With this in mind, it may well be that the results would change if we added more credit unions to our analysis.
That said, open banking is an increasingly critical component of money management. So credit unions' superior approach could simply mean they're better-attuned to their customers' needs, which is, after all, a fundamental part of their ethos.
Trust is probably also a factor.
By definition, open banking entails extensive data sharing between financial institutions. But in a 2021 survey, 57% of respondents said they didn't trust banks to keep their data safe.
In comparison, credit unions enjoy higher levels of trust. This may have made members more receptive to open banking and encouraged credit unions to focus more of their efforts into improving their capabilities in this area.
Where do credit unions need to improve?
While the credit unions we analyzed are doing a good job of meeting members' basic needs — and a great job on open banking — there are still some significant gaps.
Overall, incumbents have, on average, around twice as many features and functionalities as credit unions.
On the web, they average 261 to credit unions' 159, and more than the market average of 231. And, on iOS, they average 220 to credit unions' 125, and more than the market average of 191.
The biggest gaps are in wealth management and junior accounts.
On both the web and iOS, none of the credit unions we analyzed have any wealth management features. By contrast, incumbents average 40 on the web and 29 on iOS.
Similarly, credit unions have no junior account capabilities, while incumbents average 2 junior account features on both the web and iOS.
There's an argument to be made that, because credit unions tend to serve a very specific audience, the lack of junior account and wealth management functionality isn't necessarily a deal-breaker.

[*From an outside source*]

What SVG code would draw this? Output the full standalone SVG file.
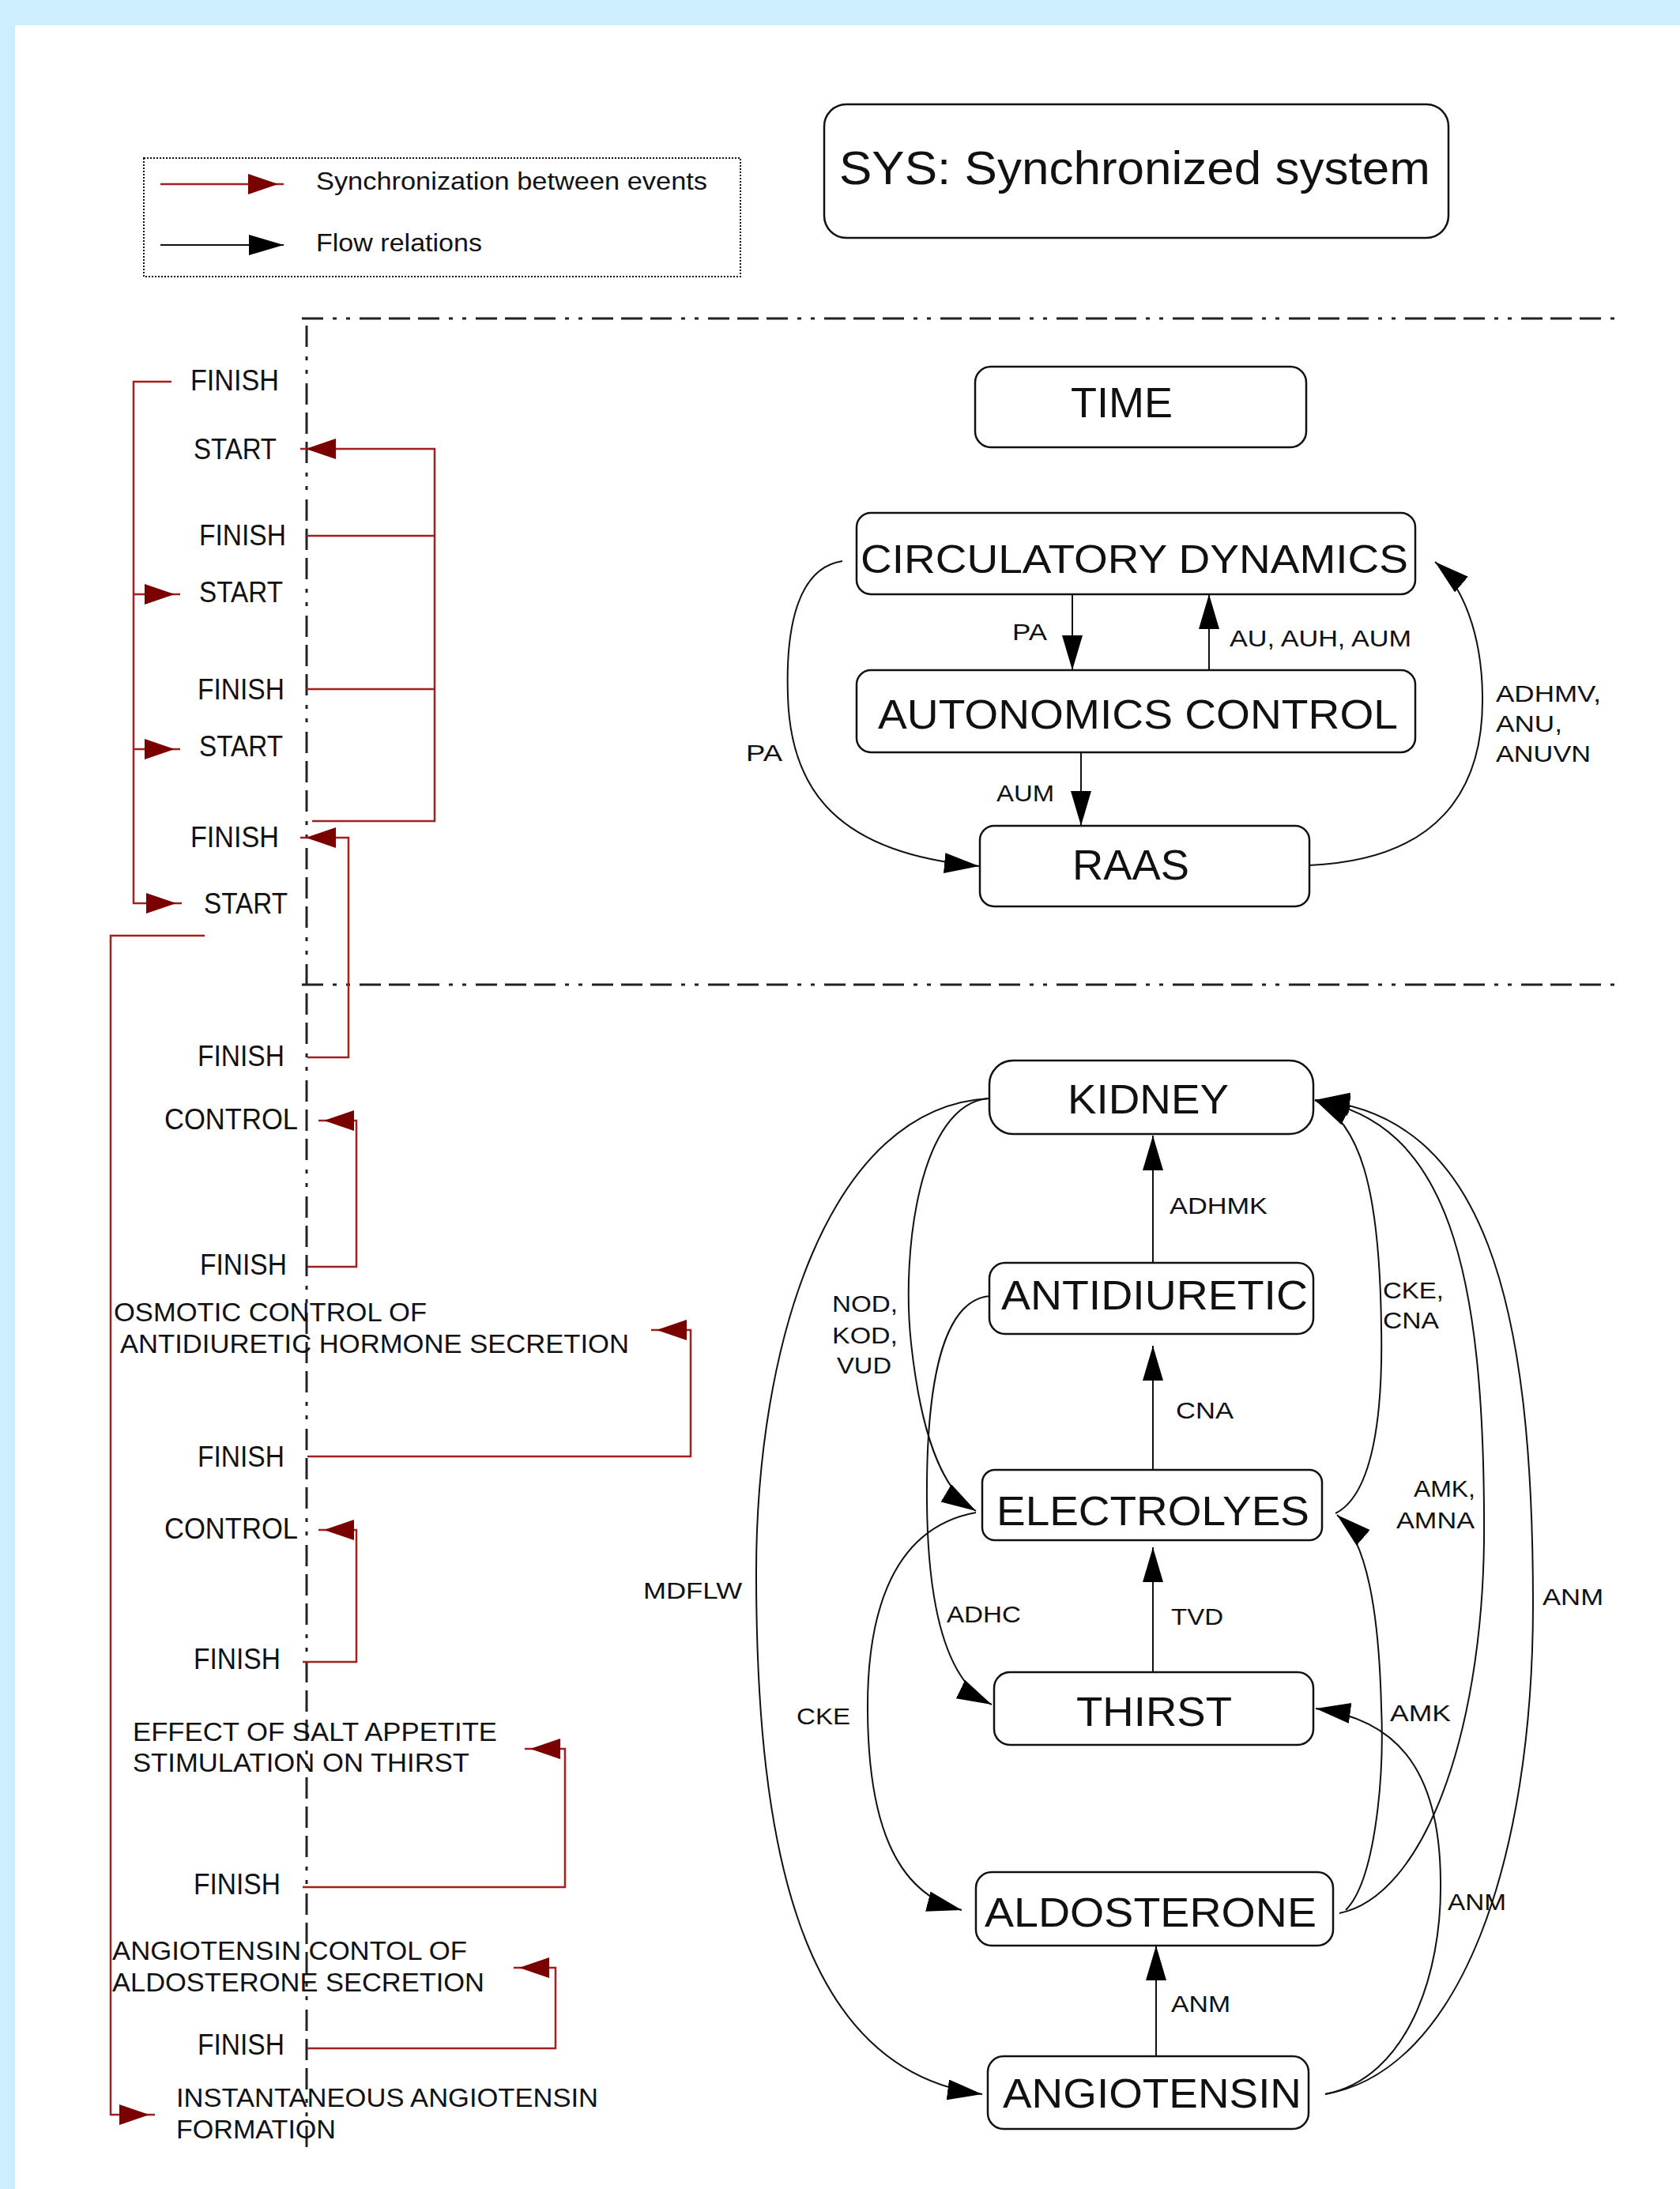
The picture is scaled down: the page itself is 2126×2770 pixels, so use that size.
<svg xmlns="http://www.w3.org/2000/svg" width="2126" height="2770" viewBox="0 0 2126 2770">
<style>
text{font-family:"Liberation Sans",Arial,sans-serif;fill:#111}
.node{fill:#fff;stroke:#111;stroke-width:2.5}
.lbl{font-size:36px}
.dsc{font-size:34px}
.el{font-size:30px}
.nt{font-size:52px}
.flow{fill:none;stroke:#111;stroke-width:2}
.sync{fill:none;stroke:#a31f1f;stroke-width:2.5}
.dd{fill:none;stroke:#222;stroke-width:3;stroke-dasharray:27 10 27 10 27 12 5 12 5 12}
</style>
<defs>
<marker id="ab" markerUnits="userSpaceOnUse" markerWidth="46" markerHeight="28" refX="44" refY="13" orient="auto"><path d="M0,0 L44,13 L0,26 z" fill="#000"/></marker>
<marker id="ar" markerUnits="userSpaceOnUse" markerWidth="48" markerHeight="28" refX="45" refY="13" orient="auto"><path d="M0,0 L38,13 L0,26 z" fill="#7a0000"/></marker>
</defs>
<rect x="0" y="0" width="2126" height="2770" fill="#cceeff"/>
<rect x="19" y="32" width="2107" height="2738" fill="#fff"/>

<g id="legend">
<rect x="182" y="200" width="755" height="150" fill="none" stroke="#111" stroke-width="2" stroke-dasharray="2 2"/>
<path class="sync" d="M203,233 H359" marker-end="url(#ar)"/>
<path class="flow" d="M203,310 H359" marker-end="url(#ab)"/>
<text x="400" y="240" font-size="32" textLength="495" lengthAdjust="spacingAndGlyphs">Synchronization between events</text>
<text x="400" y="318" font-size="32" textLength="210" lengthAdjust="spacingAndGlyphs">Flow relations</text>
</g>

<g id="sys">
<rect class="node" x="1043" y="132" width="790" height="169" rx="28"/>
<text x="1062" y="233" font-size="60" textLength="748" lengthAdjust="spacingAndGlyphs">SYS: Synchronized system</text>
</g>

<g id="separators">
<path class="dd" d="M382,403 H2055" stroke-dashoffset="74"/>
<path class="dd" d="M382,1246 H2055" stroke-dashoffset="74"/>
<path class="dd" d="M388,412 V2717" stroke-dashoffset="74"/>
</g>

<g id="events">
<text class="lbl" x="241" y="494" textLength="112" lengthAdjust="spacingAndGlyphs">FINISH</text>
<text class="lbl" x="245" y="581" textLength="105" lengthAdjust="spacingAndGlyphs">START</text>
<text class="lbl" x="252" y="690" textLength="110" lengthAdjust="spacingAndGlyphs">FINISH</text>
<text class="lbl" x="252" y="762" textLength="106" lengthAdjust="spacingAndGlyphs">START</text>
<text class="lbl" x="250" y="885" textLength="110" lengthAdjust="spacingAndGlyphs">FINISH</text>
<text class="lbl" x="252" y="957" textLength="106" lengthAdjust="spacingAndGlyphs">START</text>
<text class="lbl" x="241" y="1072" textLength="112" lengthAdjust="spacingAndGlyphs">FINISH</text>
<text class="lbl" x="258" y="1156" textLength="106" lengthAdjust="spacingAndGlyphs">START</text>
<text class="lbl" x="250" y="1349" textLength="110" lengthAdjust="spacingAndGlyphs">FINISH</text>
<text class="lbl" x="208" y="1429" textLength="169" lengthAdjust="spacingAndGlyphs">CONTROL</text>
<text class="lbl" x="253" y="1613" textLength="110" lengthAdjust="spacingAndGlyphs">FINISH</text>
<text class="dsc" x="144" y="1672" textLength="396" lengthAdjust="spacingAndGlyphs">OSMOTIC CONTROL OF</text>
<text class="dsc" x="152" y="1712" textLength="644" lengthAdjust="spacingAndGlyphs">ANTIDIURETIC HORMONE SECRETION</text>
<text class="lbl" x="250" y="1856" textLength="110" lengthAdjust="spacingAndGlyphs">FINISH</text>
<text class="lbl" x="208" y="1947" textLength="169" lengthAdjust="spacingAndGlyphs">CONTROL</text>
<text class="lbl" x="245" y="2112" textLength="110" lengthAdjust="spacingAndGlyphs">FINISH</text>
<text class="dsc" x="168" y="2203" textLength="461" lengthAdjust="spacingAndGlyphs">EFFECT OF SALT APPETITE</text>
<text class="dsc" x="168" y="2242" textLength="426" lengthAdjust="spacingAndGlyphs">STIMULATION ON THIRST</text>
<text class="lbl" x="245" y="2397" textLength="110" lengthAdjust="spacingAndGlyphs">FINISH</text>
<text class="dsc" x="142" y="2480" textLength="449" lengthAdjust="spacingAndGlyphs">ANGIOTENSIN CONTOL OF</text>
<text class="dsc" x="142" y="2520" textLength="471" lengthAdjust="spacingAndGlyphs">ALDOSTERONE SECRETION</text>
<text class="lbl" x="250" y="2600" textLength="110" lengthAdjust="spacingAndGlyphs">FINISH</text>
<text class="dsc" x="223" y="2666" textLength="534" lengthAdjust="spacingAndGlyphs">INSTANTANEOUS ANGIOTENSIN</text>
<text class="dsc" x="223" y="2706" textLength="202" lengthAdjust="spacingAndGlyphs">FORMATION</text>
</g>

<g id="time"><rect class="node" x="1234" y="464" width="419" height="102" rx="20"/><text x="1355" y="528" font-size="54" textLength="129" lengthAdjust="spacingAndGlyphs">TIME</text></g>
<g id="circulatory"><rect class="node" x="1084" y="649" width="707" height="103" rx="18"/><text x="1089" y="725" font-size="50" textLength="693" lengthAdjust="spacingAndGlyphs">CIRCULATORY DYNAMICS</text></g>
<g id="autonomics"><rect class="node" x="1084" y="848" width="707" height="104" rx="18"/><text x="1111" y="922" font-size="52" textLength="658" lengthAdjust="spacingAndGlyphs">AUTONOMICS CONTROL</text></g>
<g id="raas"><rect class="node" x="1240" y="1045" width="417" height="102" rx="18"/><text x="1357" y="1113" font-size="54" textLength="148" lengthAdjust="spacingAndGlyphs">RAAS</text></g>

<g id="kidney"><rect class="node" x="1252" y="1342" width="410" height="93" rx="30"/><text class="nt" x="1351" y="1409" textLength="204" lengthAdjust="spacingAndGlyphs">KIDNEY</text></g>
<g id="antidiuretic"><rect class="node" x="1252" y="1598" width="410" height="90" rx="20"/><text class="nt" x="1267" y="1657" textLength="388" lengthAdjust="spacingAndGlyphs">ANTIDIURETIC</text></g>
<g id="electrolyes"><rect class="node" x="1243" y="1860" width="430" height="89" rx="16"/><text class="nt" x="1261" y="1930" textLength="396" lengthAdjust="spacingAndGlyphs">ELECTROLYES</text></g>
<g id="thirst"><rect class="node" x="1258" y="2116" width="404" height="92" rx="20"/><text class="nt" x="1362" y="2184" textLength="197" lengthAdjust="spacingAndGlyphs">THIRST</text></g>
<g id="aldosterone"><rect class="node" x="1235" y="2369" width="452" height="93" rx="20"/><text class="nt" x="1246" y="2438" textLength="420" lengthAdjust="spacingAndGlyphs">ALDOSTERONE</text></g>
<g id="angiotensin"><rect class="node" x="1250" y="2602" width="406" height="92" rx="20"/><text class="nt" x="1269" y="2667" textLength="378" lengthAdjust="spacingAndGlyphs">ANGIOTENSIN</text></g>

<g id="connectors">
<!-- synchronization -->
<path class="sync" d="M217,483 H169 V1143 H230" marker-end="url(#ar)"/>
<path class="sync" d="M169,752 H228" marker-end="url(#ar)"/>
<path class="sync" d="M169,948 H228" marker-end="url(#ar)"/>
<path class="sync" d="M388,678 H550"/>
<path class="sync" d="M388,872 H550"/>
<path class="sync" d="M395,1039 H550 V568 H380" marker-end="url(#ar)"/>
<path class="sync" d="M389,1338 H441 V1060 H380" marker-end="url(#ar)"/>
<path class="sync" d="M389,1603 H451 V1418 H403" marker-end="url(#ar)"/>
<path class="sync" d="M389,1843 H874 V1683 H824" marker-end="url(#ar)"/>
<path class="sync" d="M383,2103 H451 V1936 H403" marker-end="url(#ar)"/>
<path class="sync" d="M383,2388 H715 V2213 H664" marker-end="url(#ar)"/>
<path class="sync" d="M389,2592 H703 V2490 H650" marker-end="url(#ar)"/>
<path class="sync" d="M259,1184 H140 V2676 H196" marker-end="url(#ar)"/>
<!-- flow top -->
<path class="flow" d="M1357,752 V848" marker-end="url(#ab)"/>
<path class="flow" d="M1530,848 V752" marker-end="url(#ab)"/>
<path class="flow" d="M1368,952 V1045" marker-end="url(#ab)"/>
<path class="flow" d="M1066,710 C1000,720 995,820 997,880 C1000,1000 1060,1080 1239,1096" marker-end="url(#ab)"/>
<path class="flow" d="M1657,1095 C1820,1088 1878,1000 1876,880 C1875,800 1850,740 1816,711" marker-end="url(#ab)"/>
<!-- flow bottom -->
<path class="flow" d="M1459,1598 V1437" marker-end="url(#ab)"/>
<path class="flow" d="M1459,1860 V1703" marker-end="url(#ab)"/>
<path class="flow" d="M1459,2116 V1958" marker-end="url(#ab)"/>
<path class="flow" d="M1463,2602 V2462" marker-end="url(#ab)"/>
<path class="flow" d="M1252,1390 C1050,1400 955,1700 957,2000 C958,2330 1010,2620 1243,2650" marker-end="url(#ab)"/>
<path class="flow" d="M1250,1390 C1165,1398 1140,1580 1153,1700 C1165,1810 1190,1885 1235,1912" marker-end="url(#ab)"/>
<path class="flow" d="M1253,1640 C1185,1645 1172,1780 1173,1900 C1174,2040 1200,2130 1255,2157" marker-end="url(#ab)"/>
<path class="flow" d="M1235,1914 C1120,1935 1097,2060 1098,2166 C1099,2300 1130,2395 1217,2417" marker-end="url(#ab)"/>
<path class="flow" d="M1690,1915 C1740,1890 1750,1780 1748,1680 C1746,1500 1720,1420 1664,1392" marker-end="url(#ab)"/>
<path class="flow" d="M1695,2421 C1800,2400 1875,2200 1878,1950 C1880,1600 1830,1420 1664,1392" marker-end="url(#ab)"/>
<path class="flow" d="M1677,2650 C1850,2620 1940,2350 1940,2030 C1940,1650 1880,1410 1664,1392" marker-end="url(#ab)"/>
<path class="flow" d="M1703,2417 C1740,2380 1752,2250 1748,2160 C1745,2040 1730,1950 1692,1917" marker-end="url(#ab)"/>
<path class="flow" d="M1677,2650 C1780,2630 1825,2500 1823,2380 C1822,2230 1760,2175 1665,2162" marker-end="url(#ab)"/>
</g>

<g id="edge-labels" class="el">
<text class="el" x="1281" y="810" textLength="44" lengthAdjust="spacingAndGlyphs">PA</text>
<text class="el" x="1556" y="818" textLength="230" lengthAdjust="spacingAndGlyphs">AU, AUH, AUM</text>
<text class="el" x="1261" y="1014" textLength="73" lengthAdjust="spacingAndGlyphs">AUM</text>
<text class="el" x="944" y="963" textLength="46" lengthAdjust="spacingAndGlyphs">PA</text>
<text class="el" x="1893" y="888" textLength="133" lengthAdjust="spacingAndGlyphs">ADHMV,</text>
<text class="el" x="1893" y="926" textLength="84" lengthAdjust="spacingAndGlyphs">ANU,</text>
<text class="el" x="1893" y="964" textLength="120" lengthAdjust="spacingAndGlyphs">ANUVN</text>
<text class="el" x="1480" y="1536" textLength="124" lengthAdjust="spacingAndGlyphs">ADHMK</text>
<text class="el" x="1488" y="1795" textLength="73" lengthAdjust="spacingAndGlyphs">CNA</text>
<text class="el" x="1482" y="2056" textLength="66" lengthAdjust="spacingAndGlyphs">TVD</text>
<text class="el" x="1482" y="2546" textLength="75" lengthAdjust="spacingAndGlyphs">ANM</text>
<text class="el" x="1053" y="1660" textLength="83" lengthAdjust="spacingAndGlyphs">NOD,</text>
<text class="el" x="1053" y="1700" textLength="83" lengthAdjust="spacingAndGlyphs">KOD,</text>
<text class="el" x="1059" y="1738" textLength="69" lengthAdjust="spacingAndGlyphs">VUD</text>
<text class="el" x="1750" y="1643" textLength="77" lengthAdjust="spacingAndGlyphs">CKE,</text>
<text class="el" x="1750" y="1681" textLength="71" lengthAdjust="spacingAndGlyphs">CNA</text>
<text class="el" x="1789" y="1894" textLength="78" lengthAdjust="spacingAndGlyphs">AMK,</text>
<text class="el" x="1767" y="1934" textLength="99" lengthAdjust="spacingAndGlyphs">AMNA</text>
<text class="el" x="814" y="2023" textLength="125" lengthAdjust="spacingAndGlyphs">MDFLW</text>
<text class="el" x="1198" y="2053" textLength="94" lengthAdjust="spacingAndGlyphs">ADHC</text>
<text class="el" x="1952" y="2031" textLength="77" lengthAdjust="spacingAndGlyphs">ANM</text>
<text class="el" x="1008" y="2182" textLength="68" lengthAdjust="spacingAndGlyphs">CKE</text>
<text class="el" x="1759" y="2178" textLength="77" lengthAdjust="spacingAndGlyphs">AMK</text>
<text class="el" x="1832" y="2417" textLength="74" lengthAdjust="spacingAndGlyphs">ANM</text>
</g>
</svg>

That said, it's safe to assume many credit union members are parents who would value products that enable them to give their children some financial independence while keeping track of their spending. So, perhaps, credit unions might want to consider adding junior account capabilities.
Similarly, there's a growing community of retail investors — including members of credit unions — who would likely be interested in investment products from an organization they trust. So, here again, adding wealth management capabilities would enable credit unions to give their customers more value.
Most significantly, research shows Americans overwhelmingly prefer to bank through a mobile app.
We've argued before that implementing the exact same feature-set across the web and mobile isn't always practical or desirable. And a more feature-rich mobile offering doesn't necessarily mean the user experience will be better.
The flipside is that credit unions need to meet their members where they are. And if members prefer to bank on mobile, credit unions need to make sure they are able to perform important banking tasks on mobile, and not force them to switch to the web.
What's next for US credit unions?
Far from being the laggards of the US digital banking space, our research suggests credit unions are holding their own against incumbents, largely thanks to a solid set of basic features and excellent open banking capabilities.
But while the foundations are undoubtedly solid, there's plenty of room for improvement if they want to strengthen their market position.
The modern American banking customer expects to be able to perform basic tasks like paying bills, viewing account balances, or freezing a card quickly and seamlessly from their mobile app. That's non-negotiable.
Where the true opportunity to stand out lies is in offering value-added, highly personalized products that enable members to grow their wealth and take care of their loved ones.
Using the high levels of trust they already enjoy as a springboard and, more importantly, listening to the market more closely could enable credit unions to gain the edge over incumbents by continuing to do what they've always done: putting members' needs first.